To get the most out of a CRM, you have to start treating it as your team’s single source of truth.  Because the best GTM teams are using their CRM to remove friction from the buyer’s journey. Here are 10 practical ways to optimize your CRM for better visibility and cleaner workflows. 1. Kill the […]

To get the most out of a CRM, you have to start treating it as your team’s single source of truth. 

Because the best GTM teams are using their CRM to remove friction from the buyer’s journey.

Here are 10 practical ways to optimize your CRM for better visibility and cleaner workflows.

1. Kill the manual entry culture

The quickest way to tank CRM adoption is to force reps to spend their Friday afternoons typing in phone numbers. 

It’s inefficient and prone to human error. Instead, empower your team to sync LinkedIn profiles or company websites directly to your CRM with one click using a browser extension. 

When you move the data entry to the background, your reps can spend 100% of their energy on the pitch.

2. Move to living, multi-source data

Verified is a moving target. 

Someone’s business email might be valid today and bounce tomorrow. So, relying on a single static source is a liability. 

By setting up a system that cross-references your records against multiple live sources, like community insights and public records, your outbound machine becomes self-correcting. You stop hitting dead ends and start hitting inboxes.

3. Capture the champion move

Your best leads aren’t strangers; they are the people who have already bought from you. 

When a former user or champion moves to a new organization, it’s the lowest-hanging fruit in your pipeline. 

Set up job-change alerts so your CRM automatically flags these transitions. You bypass the trust-building phase because the relationship already exists at a new account.

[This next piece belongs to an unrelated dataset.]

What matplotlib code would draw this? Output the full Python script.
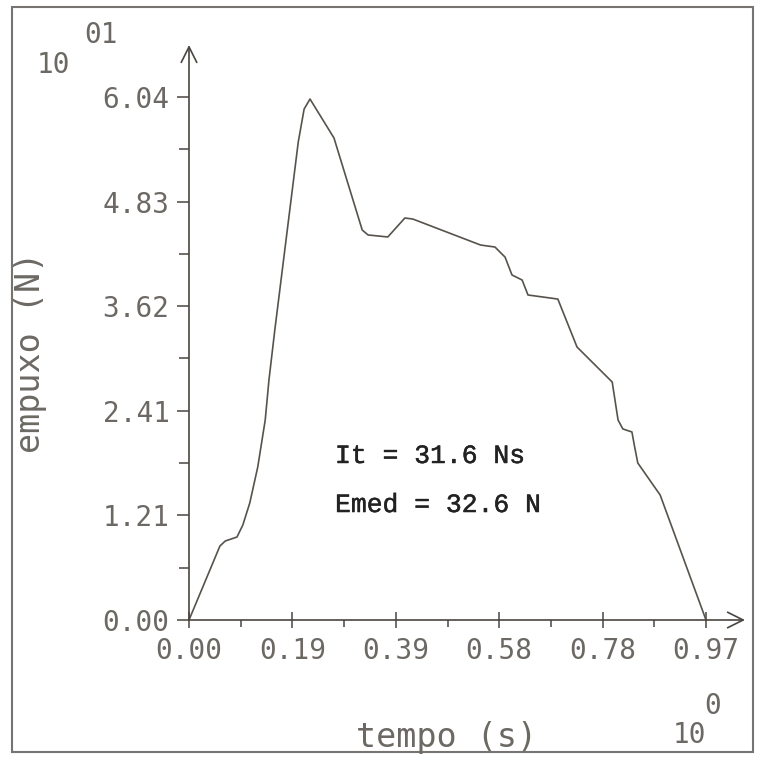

4. Let buyer intent dictate the queue

A lead that downloaded a white paper two years ago shouldn’t be treated the same as one currently researching your competitors. 

Feed real-time buying signals directly into your lead views to categorize accounts by interest level. This ensures your team stops smiling and dialing, and starts reaching out to people who are actually in an active buying cycle.

5. Automate the qualifying process

Not every lead deserves a follow-up, and asking a rep to manually vet every startup that signs up for a newsletter is a waste of talent. 

Define your ideal customer profile (ICP) and let your CRM automatically score incoming leads based on company size, revenue, and industry. Your SDRs can then focus 100% of their time on high-fit accounts that move the needle.

6. Turn conversations into searchable intelligence

Valuable intelligence often stays trapped in a rep’s head or a random notebook. 

By integrating meeting recording tools, you can sync AI-generated summaries and specific objection markers directly to the account timeline. Anyone in the company can then look at an account and understand the prospect’s pain points without having to hunt down the account executive for a debrief.

7. Prune the inactive leads

A massive CRM feels like an asset until you realize half the emails are bouncing, which ruins your domain reputation. 

Regularly run reports to identify leads that haven’t engaged in over six months and move them to a cold archive or a low-intensity nurture track. 

Keeping your pipeline lean protects your deliverability and ensures your reps aren’t chasing ghosts.

8. Map the full buying committee

Deals die when you are single-threaded, meaning you only have one contact at a company. 

Use your CRM to visualize the entire org chart of a deal. If you’re missing a key stakeholder like Finance or IT, the system should flag it as a risk. 

This allows you to proactively bridge those gaps before they become last-minute hurdles at the finish line.

9. Orchestrate the handoff via CRM workflows 

A deal shouldn’t just sit in the CRM once it’s won; it should trigger the next phase of the journey. 

By building automated workflows into your CRM, you can ensure that closed-won status instantly notifies Customer Success and transfers the lead’s technical requirements into their onboarding file. 

Making the CRM the central orchestrator of this handoff allows you to maintain a professional, high-speed tone for the partnership from day one.

10. Talk to your data via AI

Anyone on your team should be able to pull a simple report, no matter their technical expertise. 

By connecting your CRM to an AI model through the Lusha MCP, you can query your database using natural language. 

Asking your CRM, “Which leads in the Fintech sector have been silent for more than 14 days?” turns static data into an instant, actionable to-do list for the entire team.

Get the most out of your CRM

Optimization isn’t about adding more features. It’s about removing the friction between your team and their revenue goals. 

When your CRM works for you (rather than you working for it), your team can finally focus on what matters: building relationships.